Nevertheless, according to the World Bank, the average Chinese worker still earns only $5 a day, a quarter of which, says Euromonitor, is spent on food. Several analysts have been quick to point out that substantial profits may be a long time coming. And Starbucks will hardly be short of competition: Gourmet Master Co, which operates the popular 85C chain throughout the region, recently surged 138% on its first day of trading in Taipei after raising funds in an IPO to finance an expansion in China.

Starbucks isn’t just viewing China as a marketplace, though. Last November, it signed a deal with the government of Yunnan, a southern province steeped in thousands of years of tea production, to open its first coffee-bean farm in the country. China has been encouraging farmers to replace tea with coffee to bring in higher revenue and tax dollars. The Yunnan government plans to invest RMB3bn in the next decade to increase coffee production from 38,000 to 200,000 tons annually.

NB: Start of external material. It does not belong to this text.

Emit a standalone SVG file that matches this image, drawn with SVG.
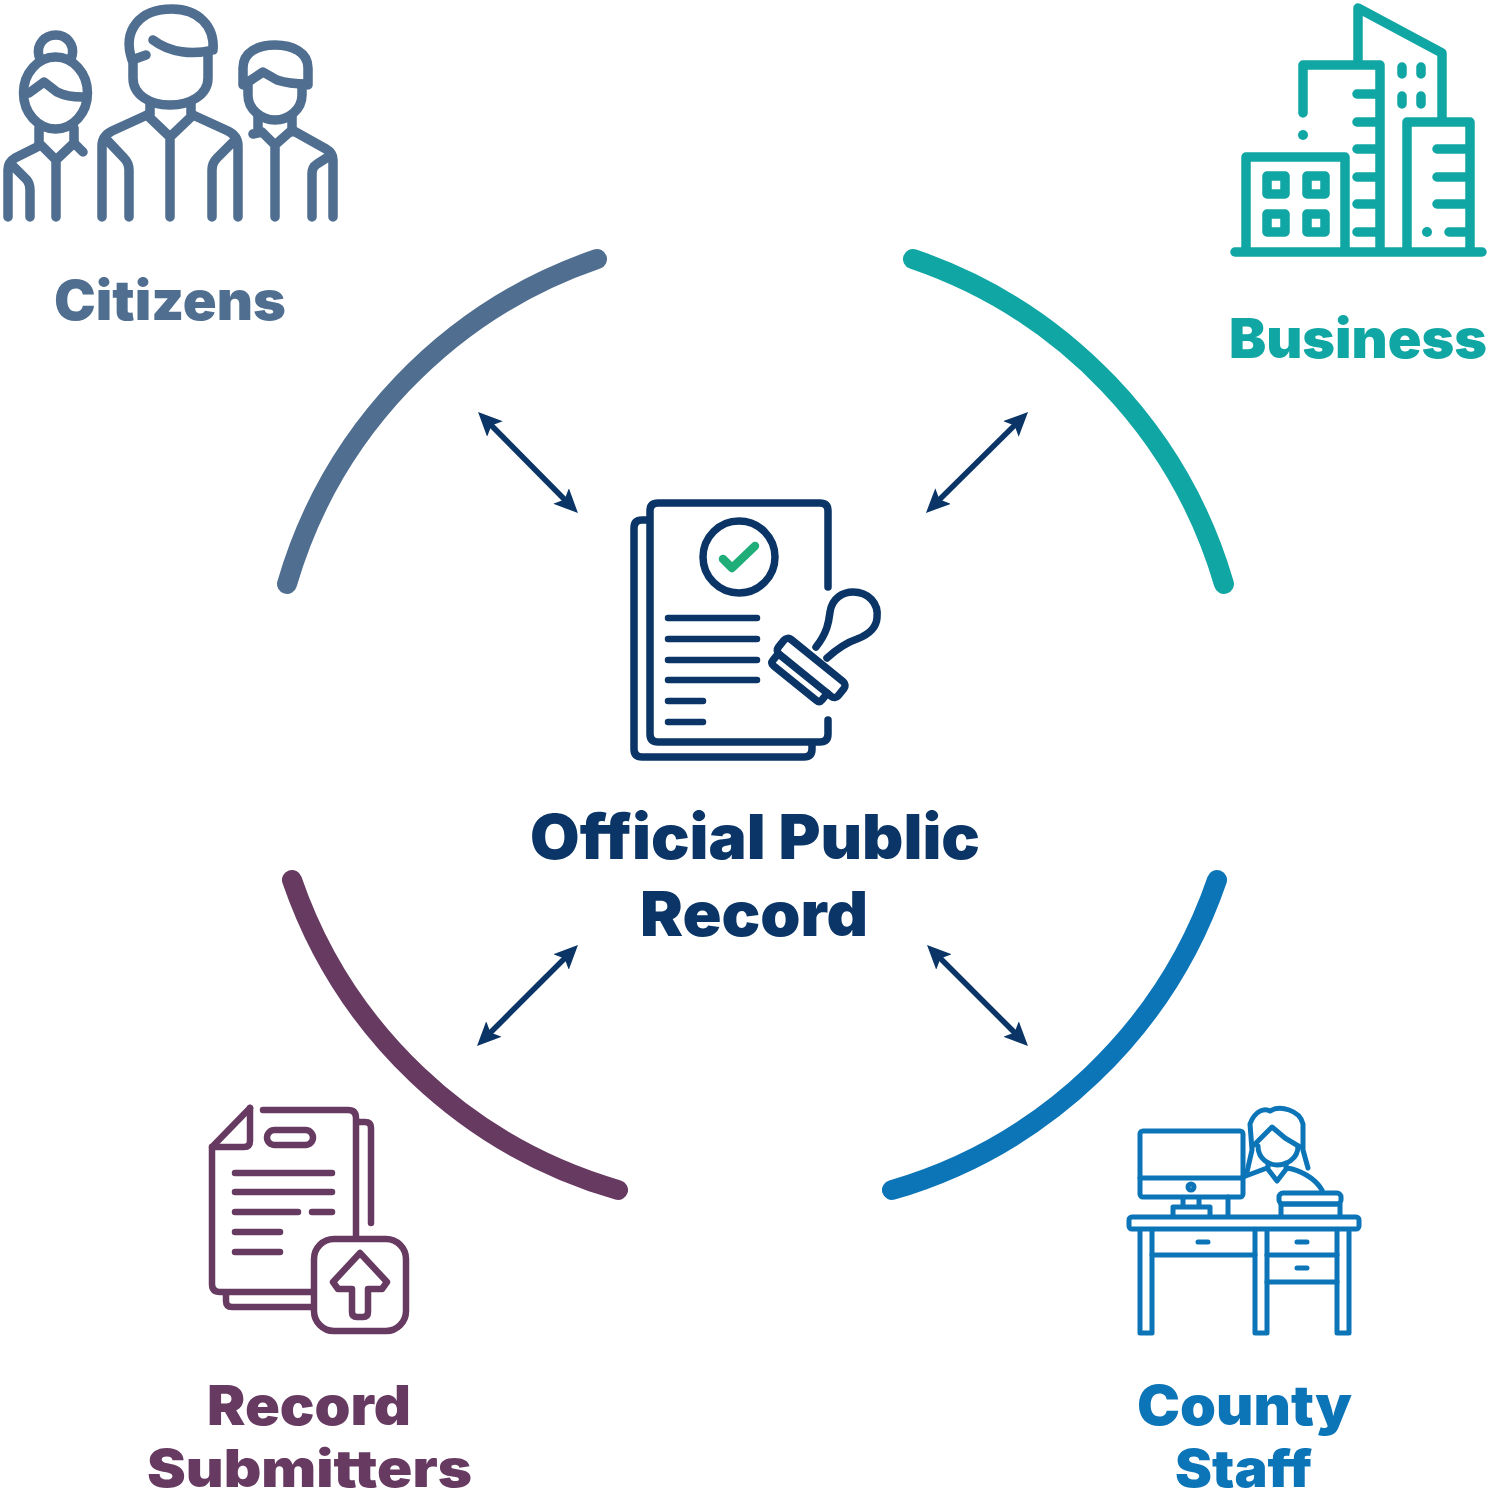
<svg xmlns="http://www.w3.org/2000/svg" width="1493" height="1500" viewBox="0 0 1493 1500">
<style>
.i{fill:none;stroke-linecap:round;stroke-linejoin:round}
.t{font-family:"Inter","Liberation Sans",sans-serif;font-weight:900}
.arc{fill:none;stroke-width:20;stroke-linecap:round}
.con{stroke:#0a3566;stroke-width:5.500;fill:none;marker-start:url(#ah);marker-end:url(#ah)}
</style>
<defs>
<marker id="ah" viewBox="0 0 24 22" refX="12" refY="11" markerWidth="24" markerHeight="22" markerUnits="userSpaceOnUse" orient="auto-start-reverse"><path d="M0 0L24 11L0 22L5 11Z" fill="#0a3566"/></marker>
</defs>
<rect width="1493" height="1500" fill="#fff"/>
<g id="connectors">
<path class="con" d="M486.500 420.500L569.500 504.500"/>
<path class="con" d="M1019.500 420.500L934.500 504.500"/>
<path class="con" d="M569.500 953.500L485.500 1037.500"/>
<path class="con" d="M935.500 953.500L1019.500 1037.500"/>
</g>
<g id="arcs">
<path class="arc" stroke="#4f6e90" d="M287 584A488 488 0 0 1 597 259"/>
<path class="arc" stroke="#0fa6a3" d="M913 259A488 488 0 0 1 1224 584"/>
<path class="arc" stroke="#673a62" d="M292 880A488 488 0 0 0 618 1190"/>
<path class="arc" stroke="#0c75b8" d="M1217 880A488 488 0 0 1 892 1190"/>
</g>
<g id="citizens">
<g class="i" stroke="#4f6e90" stroke-width="9.500">
<path d="M39 56C36 44 45 35 56 35C66 35 75 44 72 56"/>
<ellipse cx="55.500" cy="93" rx="32" ry="36"/>
<path d="M29 93L44 82L57 92C65 96 74 97 83 97"/>
<path d="M39 128V145M74 128V145M39 143L56 160L74 143M56 160V217"/>
<path d="M37 147L15 158Q8 162 8 170V217M12 165L27 180Q30 184 30 190V217M74 143L83 152"/>
<path d="M146 55L132 60C122 30 140 9 172 9C198 9 215 26 213 50C193 55 170 53 153 40"/>
<path d="M133 60V78C133 95 150 105 170 105C190 105 208 95 208 78V52"/>
<path d="M150 103V115M191 103V115M147 115L170 137L193 115M170 137V217"/>
<path d="M147 115L112 131Q102 136 102 146V217M107 140L124 158Q129 163 129 170V217M193 115L228 131Q238 136 238 146V217M233 142L217 158Q212 163 212 170V217"/>
<path d="M243 85V68C243 52 258 45 275 45C292 45 308 52 308 68V85M248 82L263 72L277 80C286 83 297 84 307 84"/>
<path d="M248 85V95C248 110 262 120 275 120C288 120 302 110 302 95V85"/>
<path d="M258 115V133M292 115V132M253 134L262 132L275 145L292 130M275 145V217"/>
<path d="M292 130L326 149Q333 153 333 160V217M328 157L317 164Q312 167 312 174V217"/>
</g>
<text class="t" x="54" y="320" font-size="55" fill="#4f6e90" textLength="232" lengthAdjust="spacingAndGlyphs">Citizens</text>
</g>
<g id="business">
<g class="i" stroke="#0fa6a3" stroke-width="9.500">
<path d="M1358 60V8L1442 53V118"/>
<path d="M1303 113V65H1380V248"/>
<path d="M1407 248V122H1470V248"/>
<path d="M1246 248V157H1345V248"/>
<path d="M1235 252H1482"/>
<path d="M1357 94H1377M1357 122H1377M1357 149H1377M1357 177H1377M1357 204H1377M1357 232H1377"/>
<path d="M1437 149H1465M1437 177H1465M1437 204H1465M1449 232H1465"/>
<path d="M1402 67V74M1421 67V74M1402 96V104M1421 96V104"/>
<rect x="1267" y="176" width="18" height="18"/>
<rect x="1307" y="176" width="18" height="18"/>
<rect x="1267" y="214" width="18" height="18"/>
<rect x="1307" y="214" width="18" height="18"/>
</g>
<circle cx="1303" cy="135" r="5" fill="#0fa6a3"/>
<circle cx="1427" cy="232" r="5" fill="#0fa6a3"/>
<text class="t" x="1229" y="358" font-size="55" fill="#0fa6a3" textLength="258" lengthAdjust="spacingAndGlyphs">Business</text>
</g>
<g id="official-public-record">
<g class="i" stroke="#0a3566" stroke-width="7.500">
<path d="M828 587V511Q828 503 820 503H658Q650 503 650 511V734Q650 742 658 742H820Q828 742 828 734V720"/>
<path d="M647 520H642Q634 520 634 528V749Q634 757 642 757H804Q812 757 812 749V743"/>
<circle cx="739" cy="557" r="36"/>
<path d="M668 618H757M668 639H757M668 660H757M668 680H757M668 701H703M668 722H703" stroke-width="6.500"/>
<g transform="translate(810 667) rotate(39)">
<rect x="-37" y="-9.500" width="77" height="19" rx="5"/>
<path d="M-33 9.500V18Q-33 22 -29 22H26Q30 22 30 18V9.500"/>
</g>
<path d="M816 647C828 632 829 620 830 612C832 598 843 592 853 592C868 592 879 603 877 618C876 630 865 636 857 639C848 642 838 648 827 658"/>
</g>
<path class="i" stroke="#1fae7a" stroke-width="8.500" d="M723 559L732 568L755 546"/>
<text class="t" x="530" y="859" font-size="62" fill="#0a3566" textLength="450" lengthAdjust="spacingAndGlyphs">Official Public</text>
<text class="t" x="640" y="936" font-size="62" fill="#0a3566" textLength="228" lengthAdjust="spacingAndGlyphs">Record</text>
</g>
<g id="record-submitters">
<g class="i" stroke="#673a62" stroke-width="6.500">
<path d="M263 1110H348Q356 1110 356 1118V1237"/>
<path d="M250 1108L212 1147V1284Q212 1292 220 1292H312"/>
<path d="M250 1108V1141Q250 1147 244 1147H212"/>
<path d="M358 1122H365Q371 1122 371 1128V1223"/>
<path d="M226 1293V1301Q226 1307 232 1307H312"/>
<rect x="267" y="1130" width="46" height="15" rx="7.500"/>
<path d="M235 1173H332M235 1192H332M235 1212H298M312 1212H332M235 1232H280M235 1252H280"/>
<rect x="314" y="1239" width="92" height="92" rx="20"/>
<path d="M360 1253L333 1282L338 1289H352V1312Q352 1317 357 1317H363Q368 1317 368 1312V1289H382L387 1282Z"/>
</g>
<text class="t" x="207" y="1425" font-size="55" fill="#673a62" textLength="204" lengthAdjust="spacingAndGlyphs">Record</text>
<text class="t" x="147" y="1487" font-size="52" fill="#673a62" textLength="325" lengthAdjust="spacingAndGlyphs">Submitters</text>
</g>
<g id="county-staff">
<g class="i" stroke="#0c75b8" stroke-width="5">
<rect x="1140" y="1131" width="103" height="66" rx="3"/>
<path d="M1140 1178H1243"/>
<circle cx="1191" cy="1187" r="3"/>
<path d="M1183 1198V1207M1199 1198V1207M1173 1215V1207H1210V1215M1228 1197V1215"/>
<rect x="1129" y="1217" width="230" height="12" rx="3"/>
<path d="M1140 1230V1333H1152V1230M1255 1230V1333H1267V1230M1337 1230V1333H1349V1230"/>
<path d="M1152 1255H1255M1267 1255H1337M1267 1282H1337"/>
<path d="M1198 1242H1208M1297 1242H1307M1297 1268H1307" stroke-width="5"/>
<rect x="1279" y="1193" width="62" height="11" rx="4"/>
<path d="M1281 1204H1340M1281 1204V1216M1340 1204V1216"/>
<path d="M1247 1172L1252 1150L1250 1124C1255 1110 1265 1108 1270 1111C1280 1105 1300 1110 1303 1124V1150L1308 1168"/>
<path d="M1254 1145L1272 1127L1285 1138L1300 1147"/>
<path d="M1258 1146C1258 1160 1270 1165 1277 1165C1285 1165 1298 1160 1298 1146"/>
<path d="M1243 1177L1267 1168L1277 1181L1287 1168C1300 1170 1315 1178 1322 1190M1268 1163V1168M1286 1163V1168"/>
</g>
<text class="t" x="1137" y="1425" font-size="55" fill="#0c75b8" textLength="215" lengthAdjust="spacingAndGlyphs">County</text>
<text class="t" x="1175" y="1487" font-size="52" fill="#0c75b8" textLength="137" lengthAdjust="spacingAndGlyphs">Staff</text>
</g>
</svg>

But the chain has grander plans than cultivating a beverage for Chinese palettes. Schultz says that Starbucks aims to “bring the distinctive Yunnan coffee taste” to the global marketplace. It’s anyone’s guess how customers, accustomed to more traditional varieties of coffee bean, will react – not to mention how Chinese working conditions will affect Starbucks’ liberal image. Already, Starbucks is stressing its promotion of responsible practices and is opening a coffee-farmer support centre in Yunnan – its first in Asia and third globally, after Costa Rica and Rwanda. That said, the company is no stranger to audacious plans.

And who knows, maybe one day the resulting brew – which “has a unique flavour and aroma of fruit and herbal spiciness”, according to Huang Jiaxiong, a researcher at the Yunnan Academy of Agricultural Sciences – will be as popular worldwide as the early-morning muffin. After 40 years of innovation, perhaps it’s wise to give Starbucks the benefit of the doubt.